O Bispo e o Código Penal
Em um excelente conto, "Press Conference", publicado há três décadas, Alberto Dines descreve a volta de Cristo, e a entrevista coletiva que concede aos grandes meios de comunicação do mundo. Se Dines reescrevesse hoje o conto, naturalmente faria um dos entrevistadores perguntar ao Messias o que ele pensa do bispo Edir Macedo e de sua prática, opulenta e rendosa igreja. Macedo, com suas sacolinhas e seus templos majestosos, faz lembrar o Vaticano na passagem do século XV para o século XVI, quando três papas sucessivos apodreceram tanto a Igreja que dessa podridão surgiram Lutero e a Reforma: Rodrigo Bórgia, eleito pontífice com o nome de Alexandre VI, em 1492; Giulio della Rovere (Julio II), que o sucedeu em 1503; e Giacomo Médici (Leão X), que reinou até 1521, e morreu meses depois de excomungar Lutero.
Foram eles que, associados aos banqueiros Fugger, encarregados da arrecadação e aplicações, criaram um sistema mundial de extorsão dos fiéis, condenando ao inferno os que não contribuíssem com suas espórtulas e oferecendo aos generosos os melhores lugares ao lado de Cristo, no céu.
Ao contrário desses papas, que tomavam dinheiro dos crentes, oferecendo-lhes o céu, Macedo é muito mais prático: toma-lhes dinheiro, oferecendo os êxitos no mundo. Os fiéis entregam o dinheiro confiando em um Cristo que nunca existiu: o Cristo que vende, a dinheiro vivo, prosperidade, fama, amores, êxito nos negócios. Não se trata do Cristo que dizia, a quem o quisesse seguir, que distribuísse os seus bens com os pobres. O Cristo de Macedo manda os pobres tirar do que lhes falta, do almoço aos remédios e ao agasalho, para oferecer a um bando de pastores recrutados entre os “obreiros” mais eficientes na arrecadação de dízimos e doações extras.

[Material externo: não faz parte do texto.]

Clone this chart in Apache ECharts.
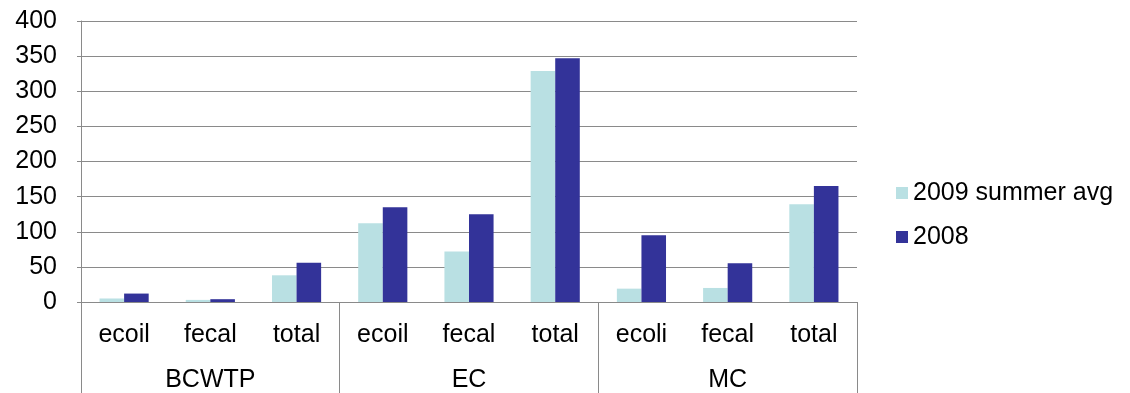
<!DOCTYPE html>
<html>
<head>
<meta charset="utf-8">
<script src="https://cdn.jsdelivr.net/npm/echarts@6/dist/echarts.min.js"></script>
<style>
  html, body { margin: 0; padding: 0; background: #fff; }
  #chart { width: 1130px; height: 393px; }
</style>
</head>
<body>
<div id="chart"></div>
<script>
// Bacteria counts by site and measure
const sites = ['BCWTP', 'EC', 'MC'];
const measures = ['ecoil', 'fecal', 'total', 'ecoil', 'fecal', 'total', 'ecoli', 'fecal', 'total'];
const summer2009 = [5, 3, 38, 112, 72, 329, 19, 20, 139];
const year2008 = [12, 4, 56, 135, 125, 347, 95, 55, 165];
const yTicks = { min: 0, max: 400, interval: 50 };

const FONT = 'Liberation Sans, Arial, sans-serif';
const FS = 25;
const GRAY = '#8a8a8a';

const chart = echarts.init(document.getElementById('chart'), null, { renderer: 'canvas' });
chart.setOption({
  animation: false,
  textStyle: { fontFamily: FONT },
  grid: { left: 81, right: 273, top: 21, bottom: 91, containLabel: false, outerBoundsMode: 'none' },
  legend: {
    orient: 'vertical',
    left: 891,
    top: 175,
    icon: 'rect',
    itemWidth: 12,
    itemHeight: 12,
    itemGap: 18,
    textStyle: { fontSize: FS, lineHeight: 26, color: '#000', fontFamily: FONT },
    data: ['2009 summer avg', '2008']
  },
  xAxis: [
    {
      type: 'category',
      data: measures,
      position: 'bottom',
      axisLine: { show: true, lineStyle: { color: GRAY, width: 1 } },
      axisTick: { show: false },
      axisLabel: { fontSize: FS, color: '#000', fontFamily: FONT, margin: 21, lineHeight: 24, interval: 0 },
      splitLine: { show: false }
    },
    {
      type: 'category',
      data: sites,
      position: 'bottom',
      axisLine: { show: false },
      axisTick: { show: true, length: 91, lineStyle: { color: GRAY, width: 1 } },
      axisLabel: { fontSize: FS, color: '#000', fontFamily: FONT, margin: 68, lineHeight: 20, interval: 0 },
      splitLine: { show: false }
    }
  ],
  yAxis: {
    type: 'value',
    min: yTicks.min,
    max: yTicks.max,
    interval: yTicks.interval,
    axisLine: { show: true, lineStyle: { color: GRAY, width: 1 } },
    axisTick: { show: true, length: 4, lineStyle: { color: GRAY } },
    axisLabel: { fontSize: FS, color: '#000', fontFamily: FONT, margin: 24 },
    splitLine: { show: true, lineStyle: { color: GRAY, width: 1 } }
  },
  series: [
    {
      name: '2009 summer avg',
      type: 'bar',
      xAxisIndex: 0,
      data: summer2009,
      barGap: '0%',
      barCategoryGap: '43%',
      itemStyle: { color: '#b9e0e3' }
    },
    {
      name: '2008',
      type: 'bar',
      xAxisIndex: 0,
      data: year2008,
      barGap: '0%',
      barCategoryGap: '43%',
      itemStyle: { color: '#333399' }
    }
  ]
});
</script>
</body>
</html>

Faria bem a reedição do vídeo em que os pastores da Igreja Universal festejam a estréia de seus bispos nos Estados Unidos, quando a primeira nota de cem dólares é exibida com regozijo por um deles. Edir Macedo hoje rivaliza com o Reverendo Moon em matéria de exploração da credulidade pública no mundo.
A ditadura e os governos que a sucederam foram muito lenientes com o bispo e os seus auxiliares. Usaram-nos para narcotizar os pobres e mantê-los na ilusão de que Cristo lhes daria uma vida próspera, enquanto as elites, espertas, se locupletavam no atacado, deixando ao bispo a exploração no varejo.
Temos que ter coragem para cortar o passo dessa nova e terrível forma de fascismo religioso que começa a crescer. A Polícia Federal volta a examinar as atividades da Igreja Universal. Não pode deixar a tarefa no meio do caminho. Afinal, com todos os seus defeitos e as exceções constrangedoras, a corporação policial é uma das poucas esperanças do nosso povo.
É bom não esquecer que o PFL foi o primeiro partido político a abrir suas portas para o bispo. Não é por acaso que a ele pertença o deputado detido com a mão nas malas. A vitória de Fernando Henrique sobre Lula, em 1994, foi decidida pelo bispo, em culto com a presença de centenas de milhares de pessoas no Rio de Janeiro. E, há menos tempo, ficou claro que o bispo tem ambições bem maiores. Quer constituir um partido político e disputar as eleições presidenciais. Nada é mais tirânico e corruptor do que a ligação entre o dinheiro, o poder político e a religião.
As atividades ilícitas do bispo Macedo teriam sido reprimidas desde o início, com a aplicação do Código Penal, que punia o abuso da credulidade pública. Mas o dispositivo, que datava de 1941, foi revogado em 1997, durante o governo do Sr. Fernando Henrique Cardoso. Sem comentários.